-- Start --

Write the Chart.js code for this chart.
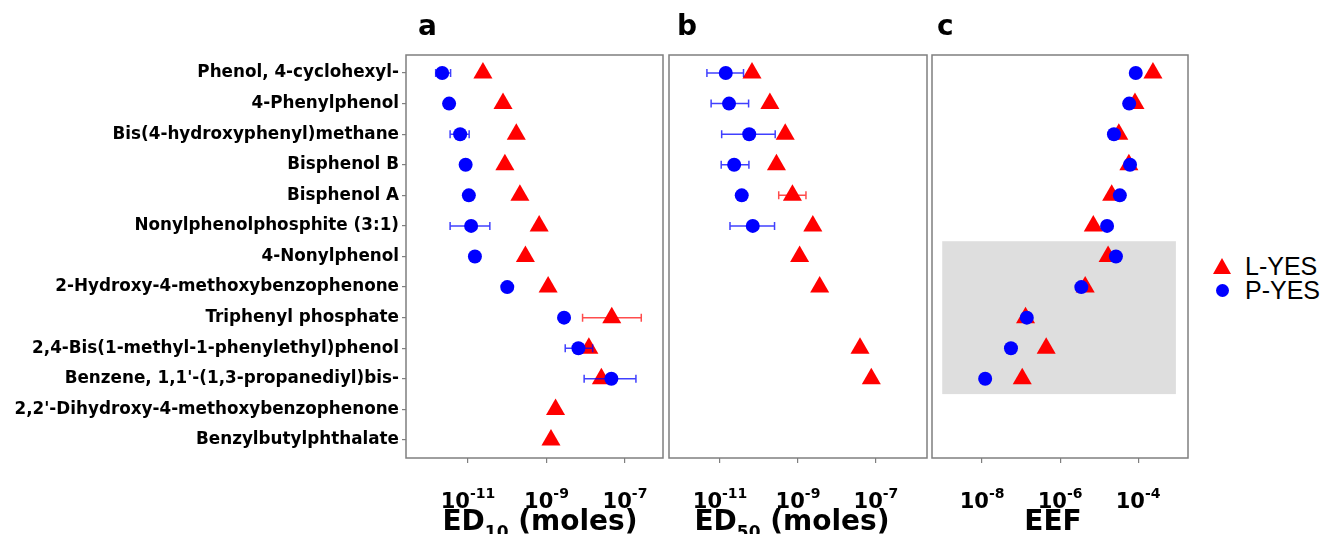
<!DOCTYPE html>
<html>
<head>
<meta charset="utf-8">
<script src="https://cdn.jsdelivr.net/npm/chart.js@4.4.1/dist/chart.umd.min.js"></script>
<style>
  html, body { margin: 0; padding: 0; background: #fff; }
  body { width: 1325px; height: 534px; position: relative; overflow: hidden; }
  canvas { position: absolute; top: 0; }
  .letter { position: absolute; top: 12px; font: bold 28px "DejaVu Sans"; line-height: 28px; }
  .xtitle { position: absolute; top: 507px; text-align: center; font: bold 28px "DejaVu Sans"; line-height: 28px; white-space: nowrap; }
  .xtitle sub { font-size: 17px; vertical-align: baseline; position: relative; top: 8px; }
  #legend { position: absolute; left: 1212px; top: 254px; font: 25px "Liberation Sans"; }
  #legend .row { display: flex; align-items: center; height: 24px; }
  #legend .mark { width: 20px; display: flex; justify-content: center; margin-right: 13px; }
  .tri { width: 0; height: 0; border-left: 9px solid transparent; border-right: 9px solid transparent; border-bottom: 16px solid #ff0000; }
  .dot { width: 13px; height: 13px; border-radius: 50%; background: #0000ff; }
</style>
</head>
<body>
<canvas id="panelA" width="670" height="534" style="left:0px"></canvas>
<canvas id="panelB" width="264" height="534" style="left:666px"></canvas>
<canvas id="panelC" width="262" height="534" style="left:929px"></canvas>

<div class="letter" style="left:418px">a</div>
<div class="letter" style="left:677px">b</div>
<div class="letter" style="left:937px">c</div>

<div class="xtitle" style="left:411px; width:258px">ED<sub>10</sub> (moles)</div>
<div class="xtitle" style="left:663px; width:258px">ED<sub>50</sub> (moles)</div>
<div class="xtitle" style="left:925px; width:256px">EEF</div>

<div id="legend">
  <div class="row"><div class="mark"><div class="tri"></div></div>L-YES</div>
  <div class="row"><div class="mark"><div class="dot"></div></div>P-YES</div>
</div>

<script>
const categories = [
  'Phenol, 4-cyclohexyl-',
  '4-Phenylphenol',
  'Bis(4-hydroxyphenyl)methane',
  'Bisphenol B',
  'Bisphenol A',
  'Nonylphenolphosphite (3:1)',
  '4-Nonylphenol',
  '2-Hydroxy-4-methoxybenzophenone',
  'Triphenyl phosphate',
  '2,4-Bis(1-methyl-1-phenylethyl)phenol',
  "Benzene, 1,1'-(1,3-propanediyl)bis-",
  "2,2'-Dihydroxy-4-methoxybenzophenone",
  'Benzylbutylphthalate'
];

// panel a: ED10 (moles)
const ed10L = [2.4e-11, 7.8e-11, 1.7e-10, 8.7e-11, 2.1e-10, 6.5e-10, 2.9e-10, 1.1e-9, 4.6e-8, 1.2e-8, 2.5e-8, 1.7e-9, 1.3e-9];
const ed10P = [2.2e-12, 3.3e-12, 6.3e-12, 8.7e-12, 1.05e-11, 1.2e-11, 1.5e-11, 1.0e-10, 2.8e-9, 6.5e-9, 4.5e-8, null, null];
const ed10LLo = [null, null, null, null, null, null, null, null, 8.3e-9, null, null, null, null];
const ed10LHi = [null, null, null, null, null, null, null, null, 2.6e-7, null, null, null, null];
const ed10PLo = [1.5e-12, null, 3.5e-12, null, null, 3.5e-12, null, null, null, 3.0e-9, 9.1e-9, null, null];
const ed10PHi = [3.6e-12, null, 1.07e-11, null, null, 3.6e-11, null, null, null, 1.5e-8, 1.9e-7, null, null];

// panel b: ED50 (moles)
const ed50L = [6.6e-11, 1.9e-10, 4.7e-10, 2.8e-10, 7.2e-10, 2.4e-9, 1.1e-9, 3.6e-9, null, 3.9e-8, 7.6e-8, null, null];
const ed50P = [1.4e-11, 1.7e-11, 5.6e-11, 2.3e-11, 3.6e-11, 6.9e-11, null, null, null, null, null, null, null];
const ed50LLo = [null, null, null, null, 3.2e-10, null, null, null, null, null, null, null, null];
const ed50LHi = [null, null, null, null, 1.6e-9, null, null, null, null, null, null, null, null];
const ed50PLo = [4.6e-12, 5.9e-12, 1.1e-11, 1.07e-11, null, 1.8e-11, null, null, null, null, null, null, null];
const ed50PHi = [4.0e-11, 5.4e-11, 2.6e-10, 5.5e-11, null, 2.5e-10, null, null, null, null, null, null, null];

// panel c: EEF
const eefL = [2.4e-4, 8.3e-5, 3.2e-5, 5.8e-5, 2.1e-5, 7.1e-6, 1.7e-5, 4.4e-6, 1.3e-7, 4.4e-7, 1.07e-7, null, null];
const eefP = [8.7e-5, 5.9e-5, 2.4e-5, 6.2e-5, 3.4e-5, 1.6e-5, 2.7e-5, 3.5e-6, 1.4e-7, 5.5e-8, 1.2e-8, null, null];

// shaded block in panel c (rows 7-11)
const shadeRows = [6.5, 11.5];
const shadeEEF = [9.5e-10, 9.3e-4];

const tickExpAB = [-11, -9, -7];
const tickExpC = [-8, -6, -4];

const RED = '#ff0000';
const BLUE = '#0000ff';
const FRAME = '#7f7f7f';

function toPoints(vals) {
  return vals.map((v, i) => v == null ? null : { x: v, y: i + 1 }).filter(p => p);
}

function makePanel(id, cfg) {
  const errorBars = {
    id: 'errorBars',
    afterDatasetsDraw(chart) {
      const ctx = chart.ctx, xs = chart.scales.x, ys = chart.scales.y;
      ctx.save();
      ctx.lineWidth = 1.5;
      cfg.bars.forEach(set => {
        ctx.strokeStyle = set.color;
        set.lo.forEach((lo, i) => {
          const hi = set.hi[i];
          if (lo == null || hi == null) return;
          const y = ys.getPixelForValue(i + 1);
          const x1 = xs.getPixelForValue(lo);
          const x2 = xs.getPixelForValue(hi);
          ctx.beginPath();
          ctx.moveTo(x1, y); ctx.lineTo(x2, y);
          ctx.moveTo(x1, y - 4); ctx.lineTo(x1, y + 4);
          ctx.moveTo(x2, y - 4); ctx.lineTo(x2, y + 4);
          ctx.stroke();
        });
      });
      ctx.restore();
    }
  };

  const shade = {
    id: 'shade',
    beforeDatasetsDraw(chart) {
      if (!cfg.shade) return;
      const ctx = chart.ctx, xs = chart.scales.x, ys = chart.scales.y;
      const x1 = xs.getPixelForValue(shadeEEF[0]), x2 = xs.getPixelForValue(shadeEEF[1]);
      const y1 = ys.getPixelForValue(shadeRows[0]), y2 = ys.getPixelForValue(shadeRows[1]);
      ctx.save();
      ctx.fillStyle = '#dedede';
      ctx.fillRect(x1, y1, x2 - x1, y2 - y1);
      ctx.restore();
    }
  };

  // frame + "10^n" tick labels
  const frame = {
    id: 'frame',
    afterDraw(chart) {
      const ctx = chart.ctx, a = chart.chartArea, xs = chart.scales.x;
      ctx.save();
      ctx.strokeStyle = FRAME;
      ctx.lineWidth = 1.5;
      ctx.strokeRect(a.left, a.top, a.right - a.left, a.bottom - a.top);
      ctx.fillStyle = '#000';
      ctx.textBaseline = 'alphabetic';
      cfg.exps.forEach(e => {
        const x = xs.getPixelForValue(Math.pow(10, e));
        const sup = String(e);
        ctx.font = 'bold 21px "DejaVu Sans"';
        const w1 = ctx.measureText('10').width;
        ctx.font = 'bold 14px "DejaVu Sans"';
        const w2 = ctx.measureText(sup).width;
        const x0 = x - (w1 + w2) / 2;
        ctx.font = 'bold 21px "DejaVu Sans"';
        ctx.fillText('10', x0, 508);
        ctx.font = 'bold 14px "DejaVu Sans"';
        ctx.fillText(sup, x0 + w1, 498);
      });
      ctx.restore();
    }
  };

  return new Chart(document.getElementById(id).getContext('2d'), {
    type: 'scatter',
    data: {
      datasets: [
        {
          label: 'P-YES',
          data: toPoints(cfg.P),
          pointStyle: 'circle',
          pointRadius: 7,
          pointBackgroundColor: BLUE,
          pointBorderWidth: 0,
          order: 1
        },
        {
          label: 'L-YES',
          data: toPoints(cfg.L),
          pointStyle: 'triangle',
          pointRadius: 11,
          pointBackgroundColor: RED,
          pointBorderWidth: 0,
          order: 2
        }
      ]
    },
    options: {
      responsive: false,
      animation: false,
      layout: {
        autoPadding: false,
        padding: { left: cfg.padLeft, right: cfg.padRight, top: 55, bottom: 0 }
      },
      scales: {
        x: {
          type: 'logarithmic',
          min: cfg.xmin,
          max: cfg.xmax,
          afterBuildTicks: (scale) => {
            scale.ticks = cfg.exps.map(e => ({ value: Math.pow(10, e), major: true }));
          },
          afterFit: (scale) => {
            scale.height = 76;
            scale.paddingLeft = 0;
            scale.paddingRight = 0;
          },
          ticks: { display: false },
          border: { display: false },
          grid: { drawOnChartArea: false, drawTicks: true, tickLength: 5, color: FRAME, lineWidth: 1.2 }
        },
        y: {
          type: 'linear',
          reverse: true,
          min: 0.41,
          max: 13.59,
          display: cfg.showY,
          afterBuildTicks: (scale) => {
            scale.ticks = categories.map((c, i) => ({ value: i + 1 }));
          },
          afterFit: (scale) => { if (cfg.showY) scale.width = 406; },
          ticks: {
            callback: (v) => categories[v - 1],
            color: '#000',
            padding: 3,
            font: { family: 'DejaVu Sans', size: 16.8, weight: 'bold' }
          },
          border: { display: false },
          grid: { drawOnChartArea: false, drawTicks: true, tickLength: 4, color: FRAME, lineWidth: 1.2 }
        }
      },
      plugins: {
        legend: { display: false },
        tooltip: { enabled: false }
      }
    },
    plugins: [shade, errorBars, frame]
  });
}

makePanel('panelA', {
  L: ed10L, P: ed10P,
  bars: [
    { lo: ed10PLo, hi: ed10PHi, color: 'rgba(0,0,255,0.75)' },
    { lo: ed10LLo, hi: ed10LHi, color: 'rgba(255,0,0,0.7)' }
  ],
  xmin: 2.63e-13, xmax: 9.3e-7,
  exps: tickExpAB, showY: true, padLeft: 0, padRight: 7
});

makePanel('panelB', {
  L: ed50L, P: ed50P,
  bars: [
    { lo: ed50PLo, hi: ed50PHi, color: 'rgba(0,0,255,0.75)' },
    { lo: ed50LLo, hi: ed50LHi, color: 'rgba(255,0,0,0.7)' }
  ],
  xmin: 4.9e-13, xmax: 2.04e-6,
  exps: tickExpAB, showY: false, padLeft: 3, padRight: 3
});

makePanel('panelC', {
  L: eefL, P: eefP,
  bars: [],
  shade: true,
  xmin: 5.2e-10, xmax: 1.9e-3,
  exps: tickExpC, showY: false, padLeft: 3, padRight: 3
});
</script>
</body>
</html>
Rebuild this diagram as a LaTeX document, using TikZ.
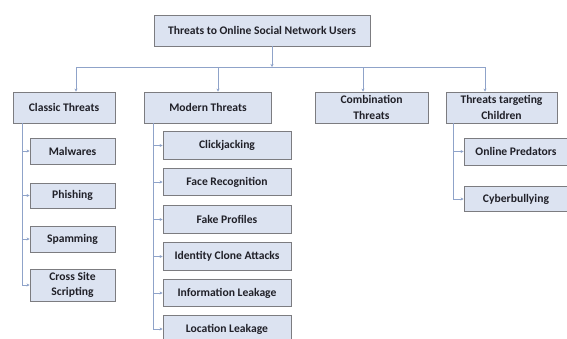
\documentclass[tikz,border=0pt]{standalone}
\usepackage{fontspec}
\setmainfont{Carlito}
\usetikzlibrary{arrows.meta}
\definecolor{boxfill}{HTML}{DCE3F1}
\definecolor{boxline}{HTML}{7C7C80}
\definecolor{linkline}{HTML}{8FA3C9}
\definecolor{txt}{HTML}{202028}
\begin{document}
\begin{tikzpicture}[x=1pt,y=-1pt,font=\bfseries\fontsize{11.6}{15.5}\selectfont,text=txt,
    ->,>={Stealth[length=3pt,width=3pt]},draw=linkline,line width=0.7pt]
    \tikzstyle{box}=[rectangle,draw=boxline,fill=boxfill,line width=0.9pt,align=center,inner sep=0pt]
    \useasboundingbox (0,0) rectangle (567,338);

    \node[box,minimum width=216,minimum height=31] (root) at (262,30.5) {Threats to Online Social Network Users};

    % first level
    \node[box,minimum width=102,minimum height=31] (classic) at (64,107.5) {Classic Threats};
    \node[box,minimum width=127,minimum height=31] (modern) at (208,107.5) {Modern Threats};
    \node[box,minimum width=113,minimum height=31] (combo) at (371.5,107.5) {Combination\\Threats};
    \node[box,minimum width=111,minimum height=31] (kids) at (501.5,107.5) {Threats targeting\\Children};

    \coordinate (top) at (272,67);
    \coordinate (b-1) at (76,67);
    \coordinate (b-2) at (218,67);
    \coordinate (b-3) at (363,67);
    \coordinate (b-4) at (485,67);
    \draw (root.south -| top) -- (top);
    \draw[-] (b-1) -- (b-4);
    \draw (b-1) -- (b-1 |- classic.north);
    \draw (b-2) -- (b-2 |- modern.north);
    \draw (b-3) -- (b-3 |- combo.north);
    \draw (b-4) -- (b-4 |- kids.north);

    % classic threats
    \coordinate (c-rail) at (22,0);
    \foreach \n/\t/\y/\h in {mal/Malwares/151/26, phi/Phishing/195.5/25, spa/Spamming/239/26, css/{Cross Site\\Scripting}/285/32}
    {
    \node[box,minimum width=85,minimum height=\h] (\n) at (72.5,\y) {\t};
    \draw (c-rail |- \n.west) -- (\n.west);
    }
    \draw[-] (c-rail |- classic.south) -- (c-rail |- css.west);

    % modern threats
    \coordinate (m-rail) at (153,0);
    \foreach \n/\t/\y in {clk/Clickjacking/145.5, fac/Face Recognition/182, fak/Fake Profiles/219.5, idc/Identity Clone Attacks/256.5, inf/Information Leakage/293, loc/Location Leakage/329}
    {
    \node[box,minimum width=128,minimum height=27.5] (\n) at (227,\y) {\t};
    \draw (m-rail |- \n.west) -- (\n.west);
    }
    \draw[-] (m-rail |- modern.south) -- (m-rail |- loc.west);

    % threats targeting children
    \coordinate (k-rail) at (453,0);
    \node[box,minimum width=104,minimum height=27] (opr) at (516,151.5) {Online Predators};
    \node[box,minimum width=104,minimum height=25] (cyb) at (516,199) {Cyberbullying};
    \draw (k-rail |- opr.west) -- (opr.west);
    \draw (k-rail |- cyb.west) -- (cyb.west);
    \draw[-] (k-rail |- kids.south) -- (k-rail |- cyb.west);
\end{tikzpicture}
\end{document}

-- End --

> **TASK OBJECTIVE**:
Any pictures should be left out. Reproduce every line from the one holding "Rebuild this diagram" down to the one holding "(c-rail |- css.west);", both of those lines included.

> **SOLUTION TO THIS EXERCISE**:
Rebuild this diagram as a LaTeX document, using TikZ.
\documentclass[tikz,border=0pt]{standalone}
\usepackage{fontspec}
\setmainfont{Carlito}
\usetikzlibrary{arrows.meta}
\definecolor{boxfill}{HTML}{DCE3F1}
\definecolor{boxline}{HTML}{7C7C80}
\definecolor{linkline}{HTML}{8FA3C9}
\definecolor{txt}{HTML}{202028}
\begin{document}
\begin{tikzpicture}[x=1pt,y=-1pt,font=\bfseries\fontsize{11.6}{15.5}\selectfont,text=txt,
    ->,>={Stealth[length=3pt,width=3pt]},draw=linkline,line width=0.7pt]
    \tikzstyle{box}=[rectangle,draw=boxline,fill=boxfill,line width=0.9pt,align=center,inner sep=0pt]
    \useasboundingbox (0,0) rectangle (567,338);

    \node[box,minimum width=216,minimum height=31] (root) at (262,30.5) {Threats to Online Social Network Users};

    % first level
    \node[box,minimum width=102,minimum height=31] (classic) at (64,107.5) {Classic Threats};
    \node[box,minimum width=127,minimum height=31] (modern) at (208,107.5) {Modern Threats};
    \node[box,minimum width=113,minimum height=31] (combo) at (371.5,107.5) {Combination\\Threats};
    \node[box,minimum width=111,minimum height=31] (kids) at (501.5,107.5) {Threats targeting\\Children};

    \coordinate (top) at (272,67);
    \coordinate (b-1) at (76,67);
    \coordinate (b-2) at (218,67);
    \coordinate (b-3) at (363,67);
    \coordinate (b-4) at (485,67);
    \draw (root.south -| top) -- (top);
    \draw[-] (b-1) -- (b-4);
    \draw (b-1) -- (b-1 |- classic.north);
    \draw (b-2) -- (b-2 |- modern.north);
    \draw (b-3) -- (b-3 |- combo.north);
    \draw (b-4) -- (b-4 |- kids.north);

    % classic threats
    \coordinate (c-rail) at (22,0);
    \foreach \n/\t/\y/\h in {mal/Malwares/151/26, phi/Phishing/195.5/25, spa/Spamming/239/26, css/{Cross Site\\Scripting}/285/32}
    {
    \node[box,minimum width=85,minimum height=\h] (\n) at (72.5,\y) {\t};
    \draw (c-rail |- \n.west) -- (\n.west);
    }
    \draw[-] (c-rail |- classic.south) -- (c-rail |- css.west);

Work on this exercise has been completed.